Les territoires, cette autre fracture française
Les parallèles hâtifs sont toujours dangereux. Comparer l’ampleur de la mobilisation nationale française au chevet des îles de Saint-Martin et Saint-Barthélemy dévastées par l’ouragan Irma au séisme économique subi par de nombreuses villes moyennes de l’Hexagone n’a guère de sens. Et pourtant. A leur manière, ces confettis antillais réputés pour leurs villas de milliardaires d’un côté et les régions métropolitaines en difficulté de l’autre témoignent d’une identique réalité: l’affaissement problématique du lien entre les territoires, à l’aube de ce quinquennat marqué du sceau de la «transformation».
Comment continuer, dans ce pays jacobin et centralisateur confronté aux inégalités croissantes entre ses différentes régions et villes, à faire tenir ensemble la France métropolitaine et d’outre-mer, bousculée par la mondialisation sous toutes ses formes: économique, sociale, climatique, criminelle…? Comment ne pas craindre, à l’heure où Paris s’apprête à célébrer l’attribution des Jeux olympiques d’été 2024, une fracture territoriale encore plus béante? Les Antilles, on le voit avec le passage dévastateur d’Irma, restent spectatrices de leur destin. Tout vient de métropole et de Paris, ou presque: garantie de l’approvisionnement, de la sécurité, processus d’indemnisation. Bien qu’intégrés à la République, ses lointains territoires sont orphelins de leur autonomie.
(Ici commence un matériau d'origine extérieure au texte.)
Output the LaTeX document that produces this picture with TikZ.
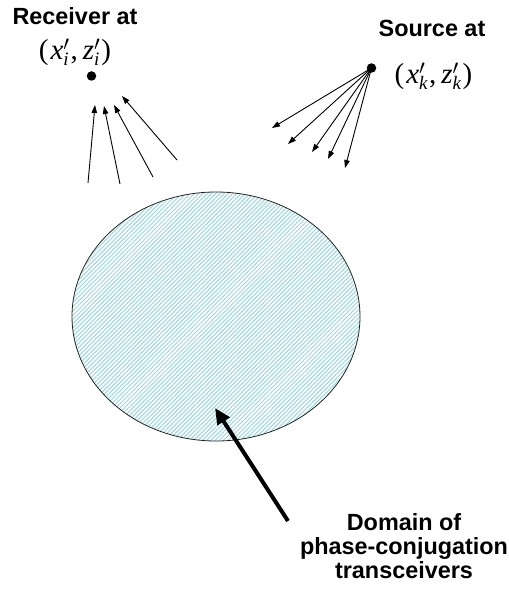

La France, à l’aube du XXIe siècle, n’a toujours pas réconcilié géographie et politique.
Les ouvrages-coup de poing du géographe Christophe Guilluy sur la France périphérique ou le Crépuscule de la France d’en haut (Flammarion) ont finement diagnostiqué cette maladie territoriale tricolore. D’un côté, un épicentre du pouvoir partagé entre Paris et les grandes métropoles, entourées de leurs banlieues réservoirs de main-d’oeuvre légale et illégale. De l’autre: une «périphérie» mouroir réduite à patienter. Les Antilles, vues de Paris, ne sont que tourisme, déluge de subventions publiques et villégiatures ensoleillées. Les provinces rurales du centre de la France, comme toute une partie de la Bretagne, vivent au rythme des crises qui secouent l’agriculture. Le nord n’en finit pas de panser sa désindustrialisation. A chaque fois, le même constat: une lente dégradation de l’environnement économique, et une logique pernicieuse d’assistance. Paris débourse. Le président de la République vient vous rendre visite. L’idée d’une France en escalier s’impose avec, en bas des marches, des territoires trop éloignés des bassins d’emplois et des centres de décision.
Emmanuel Macron avait eu l’intuition de cette fracture et d’y apporter, durant sa campagne, une réponse originale et percutante: celle d’Internet. Alors que les partis politiques se paupérisent comme les territoires sur lesquels ils n’ont finalement plus de prise – les élections sénatoriales du 24 septembre seront un bon test –, le mouvement En Marche! avait su renouveler l’offre et créer, avec son porte-à-porte et son maillage électronique, une nouvelle égalité territoriale. Le «marcheur» antillais et celui de la Creuse pouvaient, devant leurs écrans, avoir le sentiment de faire partie d’un mouvement national. Une brèche avait été ouverte que l’appellation «En Marche!» démontrait assez bien.
Le début du quinquennat a vite tourné cette page, malgré la nomination alléchante d’un ministre chargé, justement, de la «cohésion des territoires». «En Marche!», devenu la «République en marche», a perdu sa ferveur militante pour se concentrer sur la gestion délicate de ses élus. Le non-cumul des mandats, et le fait que ces jeunes députés macronistes n’ont pas d’attaches municipales et d’enracinement local, ont fait le reste. Pourquoi s’attarder sur les territoires puisque tout se décide à Paris, où «Jupiter» s’emploie à «transformer» la France? La fracture est réapparue. Les villes moyennes, en besoin urgent de revitalisation entrepreneuriale, sont sorties du radar présidentiel. L’urgence d’un plan «Marshall» pour le retour des commerces en centre-ville est ignorée. La redistribution version Macron doit, pour convaincre les territoires, s’émanciper au plus vite de cette charité post-catastrophe.